Eine Szene aus The First Day of School beschreibt es am besten: Als Will nach Hause geht, wird er verfolgt und beobachtet. Er vermutet es, sieht es aber nicht. Dafür sehen wir es, die Zuschauer. Trotzdem geschieht wieder einmal nichts und wir werden alleine in der Nacht zurückgelassen, mit Blick über die Schulter. Mit Hilfe des in Rente gegangenen Analytikers Ed Bancroft (Roger Robinson) kann Will die Nachricht, die ihm von seinem verstorbenen Vorgesetzten und Mentor hinterlassen wurde, entziffern: „They Hide in Plain Sight“. Um wen handelt es sich? Was hat das mit dem Nebenplot um die Witwe (Miranda Richardson) des toten Bankers zu tun?

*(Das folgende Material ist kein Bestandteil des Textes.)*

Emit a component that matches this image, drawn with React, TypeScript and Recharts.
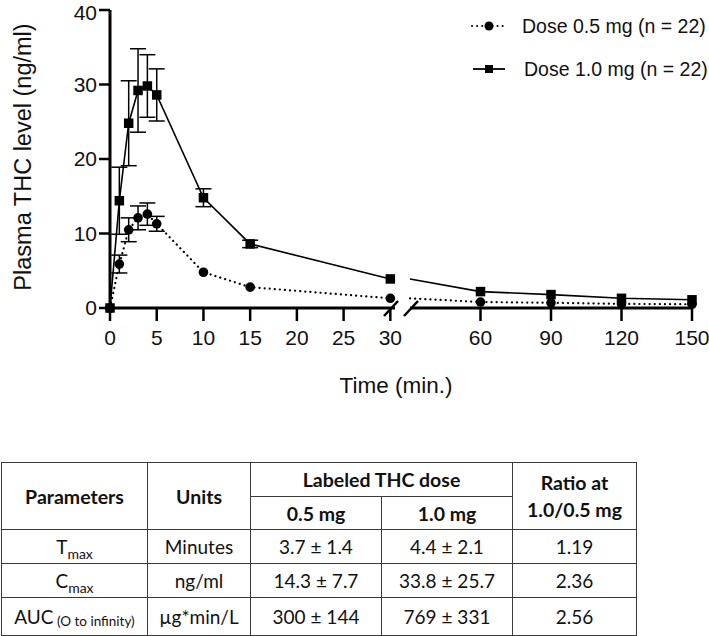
import React from 'react'
import { LineChart, Line, XAxis, YAxis, ErrorBar } from 'recharts'

const times = [0, 1, 2, 3, 4, 5, 10, 15, 30, 60, 90, 120, 150]
const dose05 = [0, 5.9, 10.5, 12.1, 12.6, 11.3, 4.8, 2.8, 1.3, 0.8, 0.7, 0.55, 0.5]
const dose05Err = [0, 1.2, 1.6, 1.6, 1.5, 1.0, 0, 0, 0, 0, 0, 0, 0]
const dose10 = [0, 14.4, 24.8, 29.2, 29.8, 28.6, 14.8, 8.6, 3.9, 2.2, 1.8, 1.3, 1.1]
const dose10Err = [0, 4.5, 5.7, 5.6, 4.2, 3.5, 1.2, 0.5, 0, 0, 0, 0, 0]
const yTicks = [0, 10, 20, 30, 40]
const xTicksEarly = [0, 5, 10, 15, 20, 25, 30]
const xTicksLate = [60, 90, 120, 150]
const seriesNames = ['Dose 0.5 mg (n = 22)', 'Dose 1.0 mg (n = 22)']

// table
const paramNames = ['T', 'C', 'AUC']
const paramSubs = ['max', 'max', '(O to infinity)']
const units = ['Minutes', 'ng/ml', 'µg*min/L']
const lowDose = ['3.7 ± 1.4', '14.3 ± 7.7', '300 ± 144']
const highDose = ['4.4 ± 2.1', '33.8 ± 25.7', '769 ± 331']
const ratios = ['1.19', '2.36', '2.56']

const rows = times.map((t, i) => ({
  time: t,
  low: dose05[i],
  lowErr: dose05Err[i],
  high: dose10[i],
  highErr: dose10Err[i],
}))
const early = rows.filter(r => r.time <= 30)
const late = rows.filter(r => r.time >= 30)

const INK = '#111'
const FONT = '"Liberation Sans", Arial, sans-serif'

const makeSquare = (skipFirst: boolean) => (p: any) => {
  const { cx, cy, index, payload } = p
  if (cx == null || cy == null || (skipFirst && payload.time <= 30)) return <g key={'s' + index} />
  return <rect key={'s' + index} x={cx - 4.75} y={cy - 4.75} width={9.5} height={9.5} fill="#000" />
}
const makeCircle = (skipFirst: boolean) => (p: any) => {
  const { cx, cy, index, payload } = p
  if (cx == null || cy == null || (skipFirst && payload.time <= 30)) return <g key={'c' + index} />
  return <circle key={'c' + index} cx={cx} cy={cy} r={4.8} fill="#000" />
}

const YLabel = ({ viewBox }: any) => {
  const cx = viewBox.x + 23
  const cy = viewBox.y + viewBox.height / 2 - 2
  return (
    <text x={cx} y={cy} transform={`rotate(-90 ${cx} ${cy})`} textAnchor="middle"
      dominantBaseline="central" fontSize={23.5} fill={INK} fontFamily={FONT}>
      Plasma THC level (ng/ml)
    </text>
  )
}

const axisLine = { stroke: '#000', strokeWidth: 3 }
const tickLine = { stroke: '#000', strokeWidth: 2.5 }
const tickStyle = { fontSize: 21, fill: INK, fontFamily: FONT }

function ChartLegend() {
  return (
    <svg width={260} height={95} style={{ position: 'absolute', left: 460, top: 0 }}>
      <line x1={12} x2={47} y1={26} y2={26} stroke="#000" strokeWidth={2} strokeDasharray="0.1 5" strokeLinecap="round" />
      <circle cx={29} cy={26} r={4.5} fill="#000" />
      <text x={62} y={26} dominantBaseline="central" fontSize={19.5} fill={INK} fontFamily={FONT}>{seriesNames[0]}</text>
      <line x1={13} x2={45} y1={69} y2={69} stroke="#000" strokeWidth={1.8} />
      <rect x={25} y={65} width={8} height={8} fill="#000" />
      <text x={64} y={69} dominantBaseline="central" fontSize={19.5} fill={INK} fontFamily={FONT}>{seriesNames[1]}</text>
    </svg>
  )
}

const cell: React.CSSProperties = {
  border: '1.5px solid #3a3a3a',
  padding: 0,
  textAlign: 'center',
  verticalAlign: 'middle',
}
const head: React.CSSProperties = { ...cell, fontWeight: 700, fontSize: 19.5 }

function ParamTable() {
  return (
    <table style={{
      position: 'absolute', left: 1, top: 462, width: 635, borderCollapse: 'collapse',
      tableLayout: 'fixed', fontFamily: 'Lato, sans-serif', fontSize: 19, color: INK,
    }}>
      <colgroup>
        <col style={{ width: 146 }} />
        <col style={{ width: 103 }} />
        <col style={{ width: 131 }} />
        <col style={{ width: 131 }} />
        <col style={{ width: 124 }} />
      </colgroup>
      <tbody>
        <tr style={{ height: 34 }}>
          <td style={head} rowSpan={2}>Parameters</td>
          <td style={head} rowSpan={2}>Units</td>
          <td style={head} colSpan={2}>Labeled THC dose</td>
          <td style={{ ...head, lineHeight: '27px' }} rowSpan={2}>Ratio at<br />1.0/0.5 mg</td>
        </tr>
        <tr style={{ height: 33 }}>
          <td style={head}>0.5 mg</td>
          <td style={head}>1.0 mg</td>
        </tr>
        {paramNames.map((p, i) => (
          <tr key={p + i} style={{ height: i === 2 ? 38 : 34 }}>
            <td style={cell}>
              {p}
              {i < 2
                ? <span style={{ fontSize: 14, position: 'relative', top: 5 }}>{paramSubs[i]}</span>
                : <span style={{ fontSize: 13.5, position: 'relative', top: 2 }}> {paramSubs[i]}</span>}
            </td>
            <td style={cell}>{units[i]}</td>
            <td style={cell}>{lowDose[i]}</td>
            <td style={cell}>{highDose[i]}</td>
            <td style={cell}>{ratios[i]}</td>
          </tr>
        ))}
      </tbody>
    </table>
  )
}

export default function App() {
  return (
    <div style={{ position: 'absolute', left: 0, top: 0, width: 709, height: 636, background: '#fff', fontFamily: FONT }}>
      <div style={{ position: 'absolute', left: 0, top: 0 }}>
        <LineChart width={709} height={400} data={early} margin={{ top: 10, right: 314, left: 0, bottom: 0 }}>
          <XAxis dataKey="time" type="number" domain={[0, 30.5]} ticks={xTicksEarly} height={92}
            axisLine={axisLine} tickLine={tickLine} tickSize={13} tickMargin={9} tick={tickStyle} interval={0} />
          <YAxis type="number" domain={[0, 40]} ticks={yTicks} width={110}
            axisLine={axisLine} tickLine={tickLine} tickSize={11} tickMargin={2} tick={tickStyle}
            label={{ content: YLabel }} />
          <Line dataKey="low" name={seriesNames[0]} type="linear" stroke="#000" strokeWidth={2.2}
            strokeDasharray="0.1 5" strokeLinecap="round" dot={makeCircle(false)} activeDot={false} isAnimationActive={false}>
            <ErrorBar dataKey="lowErr" direction="y" width={8} stroke="#000" strokeWidth={1.5} />
          </Line>
          <Line dataKey="high" name={seriesNames[1]} type="linear" stroke="#000" strokeWidth={1.6}
            dot={makeSquare(false)} activeDot={false} isAnimationActive={false}>
            <ErrorBar dataKey="highErr" direction="y" width={8} stroke="#000" strokeWidth={1.5} />
          </Line>
        </LineChart>
      </div>
      <div style={{ position: 'absolute', left: 0, top: 0 }}>
        <LineChart width={709} height={400} data={late} margin={{ top: 10, right: 17, left: 410, bottom: 0 }}>
          <XAxis dataKey="time" type="number" domain={[30, 150]} ticks={xTicksLate} height={92}
            axisLine={axisLine} tickLine={tickLine} tickSize={13} tickMargin={9} tick={tickStyle} interval={0} />
          <YAxis hide type="number" domain={[0, 40]} />
          <Line dataKey="low" name={seriesNames[0]} type="linear" stroke="#000" strokeWidth={2.2}
            strokeDasharray="0.1 5" strokeLinecap="round" dot={makeCircle(true)} activeDot={false} isAnimationActive={false} />
          <Line dataKey="high" name={seriesNames[1]} type="linear" stroke="#000" strokeWidth={1.6}
            dot={makeSquare(true)} activeDot={false} isAnimationActive={false} />
        </LineChart>
      </div>
      <svg width={709} height={400} style={{ position: 'absolute', left: 0, top: 0, pointerEvents: 'none' }}>
        <line x1={384} y1={316} x2={398} y2={301} stroke="#000" strokeWidth={2.5} />
        <line x1={404} y1={316} x2={418} y2={301} stroke="#000" strokeWidth={2.5} />
        <text x={396} y={385} textAnchor="middle" dominantBaseline="central" fontSize={22.5} fill={INK} fontFamily={FONT}>
          Time (min.)
        </text>
      </svg>
      <ChartLegend />
      <ParamTable />
    </div>
  )
}
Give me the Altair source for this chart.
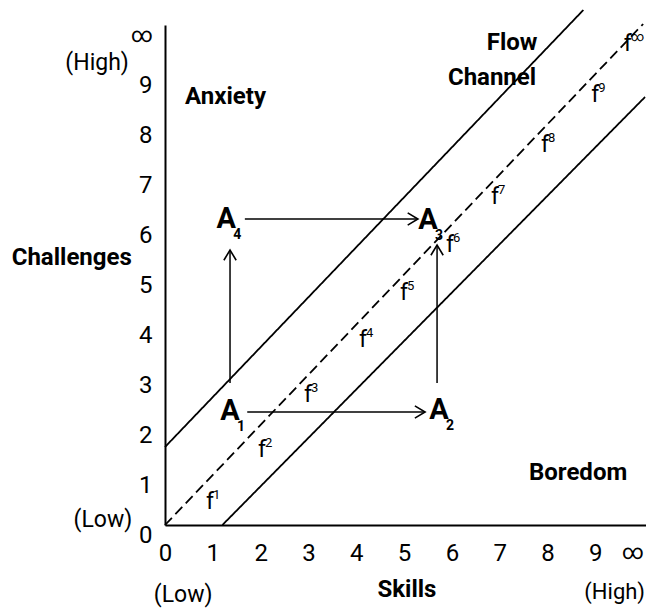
import altair as alt
import pandas as pd

# ---- data ----
x_ticks = list(range(11))
y_ticks = list(range(11))

line_name = ["upper", "upper", "flow", "flow", "lower", "lower"]
line_style = ["solid", "solid", "dashed", "dashed", "solid", "solid"]
line_x = [0.0, 8.75, 0.0, 10.0, 1.2, 10.04]
line_y = [1.56, 10.3, 0.0, 10.02, 0.0, 8.56]

arrow_x = [1.72, 1.67, 1.36, 5.69]
arrow_y = [2.26, 6.12, 2.84, 2.84]
arrow_x2 = [5.44, 5.29, 1.36, 5.69]
arrow_y2 = [2.26, 6.12, 5.5, 5.6]
arrow_angle = [0, 0, 270, 270]

a_main = ["A", "A", "A", "A"]
a_sub = ["1", "2", "3", "4"]
a_x = [1.36, 5.73, 5.5, 1.28]
a_y = [2.28, 2.3, 6.1, 6.12]

f_sup = ["1", "2", "3", "4", "5", "6", "7", "8", "9", "∞"]
f_x = [0.94, 2.03, 2.99, 4.14, 5.0, 5.96, 6.9, 7.95, 9.0, 9.68]
f_y = [0.46, 1.5, 2.6, 3.7, 4.64, 5.6, 6.56, 7.6, 8.6, 9.62]

bold_text = ["Flow", "Channel", "Boredom", "Challenges", "Skills"]
bold_x = [7.26, 6.84, 8.64, -1.95, 5.06]
bold_y = [9.64, 8.94, 1.04, 5.34, -1.3]

left_text = ["Anxiety"]
left_x = [0.42]
left_y = [8.56]

reg_text = ["(High)", "(Low)", "(Low)"]
reg_x = [-1.42, -1.30, 0.38]
reg_y = [9.24, 0.1, -1.4]

right_text = ["(High)"]
right_x = [10.04]
right_y = [-1.34]

FONT = "Roboto, Liberation Sans, sans-serif"

lines_df = pd.DataFrame({"name": line_name, "style": line_style, "x": line_x, "y": line_y})
arrows_df = pd.DataFrame({"x": arrow_x, "y": arrow_y, "x2": arrow_x2, "y2": arrow_y2})
heads_df = pd.DataFrame({"x": arrow_x2, "y": arrow_y2, "angle": arrow_angle})
a_df = pd.DataFrame({"main": a_main, "sub": a_sub, "x": a_x, "y": a_y})
f_df = pd.DataFrame({"sup": f_sup, "x": f_x, "y": f_y})
bold_df = pd.DataFrame({"t": bold_text, "x": bold_x, "y": bold_y})
left_df = pd.DataFrame({"t": left_text, "x": left_x, "y": left_y})
reg_df = pd.DataFrame({"t": reg_text, "x": reg_x, "y": reg_y})
right_df = pd.DataFrame({"t": right_text, "x": right_x, "y": right_y})

xscale = alt.Scale(domain=[0, 10.06], nice=False, zero=False)
yscale = alt.Scale(domain=[0, 10], nice=False, zero=False)

inf_size = {"condition": {"test": "datum.value == 10", "value": 21}, "value": 24}
inf_align = {"condition": {"test": "datum.value == 10", "value": "right"}, "value": "center"}

xaxis = alt.Axis(values=x_ticks, labelExpr="datum.value == 10 ? '∞' : datum.label",
                 ticks=False, grid=False, domainColor="black", domainWidth=2,
                 labelFont=FONT, labelFontSize=inf_size, labelAlign=inf_align,
                 labelColor="black", labelPadding=16,
                 labelFlush=False, labelOverlap=False, title=None)
yaxis = alt.Axis(values=y_ticks, labelExpr="datum.value == 10 ? '∞' : datum.label",
                 ticks=False, grid=False, domainColor="black", domainWidth=2,
                 labelFont=FONT, labelFontSize=inf_size, labelColor="black", labelPadding=13,
                 labelOffset=10, labelFlush=False, labelOverlap=False, title=None)

X = lambda f="x": alt.X(f + ":Q", title=None)
Y = lambda f="y": alt.Y(f + ":Q", title=None)

lines = alt.Chart(lines_df).mark_line(color="black", strokeWidth=1.8).encode(
    x=alt.X("x:Q", scale=xscale, axis=xaxis, title=None),
    y=alt.Y("y:Q", scale=yscale, axis=yaxis, title=None),
    detail="name:N",
    strokeDash=alt.StrokeDash("style:N", scale=alt.Scale(domain=["solid", "dashed"],
                                                          range=[[1, 0], [10, 5]]), legend=None),
)

arrows = alt.Chart(arrows_df).mark_rule(color="black", strokeWidth=1.5).encode(
    x=X(), y=Y(), x2="x2:Q", y2="y2:Q"
)

heads = alt.Chart(heads_df).mark_point(
    shape="M -1 -0.6 L 0 0 L -1 0.6", filled=False, stroke="black", strokeWidth=1.6,
    opacity=1, size=420
).encode(x=X(), y=Y(), angle=alt.Angle("angle:Q", scale=None))

a_main_t = alt.Chart(a_df).mark_text(font=FONT, fontSize=29, fontWeight="bold", color="black",
                                     align="center", baseline="middle").encode(
    x=X(), y=Y(), text="main:N")
a_sub_t = alt.Chart(a_df).mark_text(font=FONT, fontSize=14, fontWeight="bold", color="black",
                                    align="center", baseline="middle", dx=11, dy=16).encode(
    x=X(), y=Y(), text="sub:N")

f_main_t = alt.Chart(f_df).mark_text(font=FONT, fontSize=23, color="black",
                                     align="center", baseline="middle", text="f").encode(
    x=X(), y=Y())
f_sup_t = alt.Chart(f_df).mark_text(font=FONT, fontSize=13, color="black",
                                    align="left", baseline="middle", dx=3, dy=-7).encode(
    x=X(), y=Y(), text="sup:N")

bold_t = alt.Chart(bold_df).mark_text(font=FONT, fontSize=24, fontWeight="bold", color="black",
                                      align="center", baseline="middle").encode(
    x=X(), y=Y(), text="t:N")
left_t = alt.Chart(left_df).mark_text(font=FONT, fontSize=24, fontWeight="bold", color="black",
                                      align="left", baseline="middle").encode(
    x=X(), y=Y(), text="t:N")
reg_t = alt.Chart(reg_df).mark_text(font=FONT, fontSize=23, color="black",
                                    align="center", baseline="middle").encode(
    x=X(), y=Y(), text="t:N")
right_t = alt.Chart(right_df).mark_text(font=FONT, fontSize=22, color="black",
                                        align="right", baseline="middle").encode(
    x=X(), y=Y(), text="t:N")

chart = alt.layer(lines, arrows, heads, a_main_t, a_sub_t, f_main_t, f_sup_t,
                  bold_t, left_t, reg_t, right_t).properties(
    width=481, height=500,
    autosize=alt.AutoSizeParams(type="none"),
    padding={"left": 157, "top": 17, "right": 0, "bottom": 85},
    background="white",
).configure_view(stroke=None)

chart.save("out.html", embed_options={"renderer": "svg", "actions": False})
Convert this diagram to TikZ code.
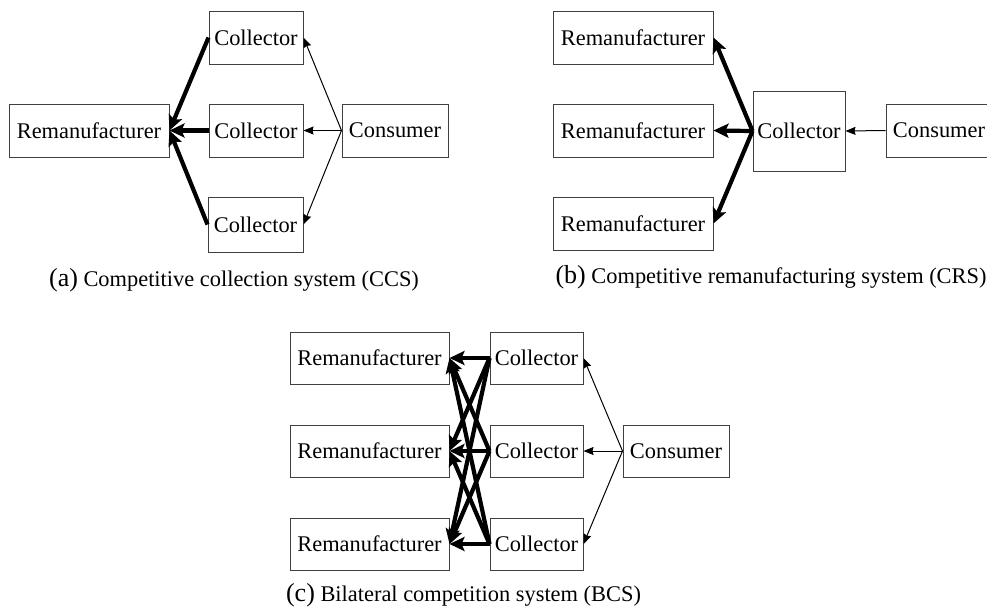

Es macht nicht nur Spaß, Will beim Lösen des Puzzles mit Buch, Stift und Papier zuzuschauen. Die zweite Episode gibt uns verstärkt das Gefühl, dass während Will auf das Puzzle konzentriert ist, die Serie selbst damit beschäftigt ist, schleichend eine größere aber anonyme Welt um ihn aufzubauen, die gerade durch ihre Anonymität das Gefühl der Angst suggeriert. Moderne Thriller mit spärlich beleuchteten Gassen und durch die Technik schnell zu treffende Entscheidungen lassen keinen Raum für Reflektion. Das Erfrischende an Rubicon ist, die Figuren (deren Namen man kaum erinnert) über ihre Welt reflektieren zu sehen. Trotzdem lässt einen das Gefühl nicht los, dass jede Sekunde etwas passieren kann. Es passiert zwar nichts, aber es ist da. Das Gefühl ist dem Bild eingeschrieben.

Die erste Szene aus The First Day of School ist ein vom Breaking Bads Kameramann „Michael Slovis“ brillant gefilmtes Beispiel dafür: Als Will auf der Brüstung des Dachs steht, wechselt die Kamera zwischen dem subjektiven Blickwinkel Wills und einem anderen neutralen: Von Jemandem, der nicht da ist. Wir sehen mit Wills Augen die verzerrten Spiegelungen an der gläsernen Gebäudewand. Und dann beobachten wir ihn, wie er diese Welt um sich betrachtet. Extreme Obersicht (Wills Blick) wechselt sich mit extremer Untersicht (Blick auf ihn auf der Brüstung) ab, Close-Ups mit Long Shots und dann springt er herunter … aber auf der Dachseite und geht in das Gebäude hinein.

Es ist nichts passiert, bis auf das in seinem Kopf.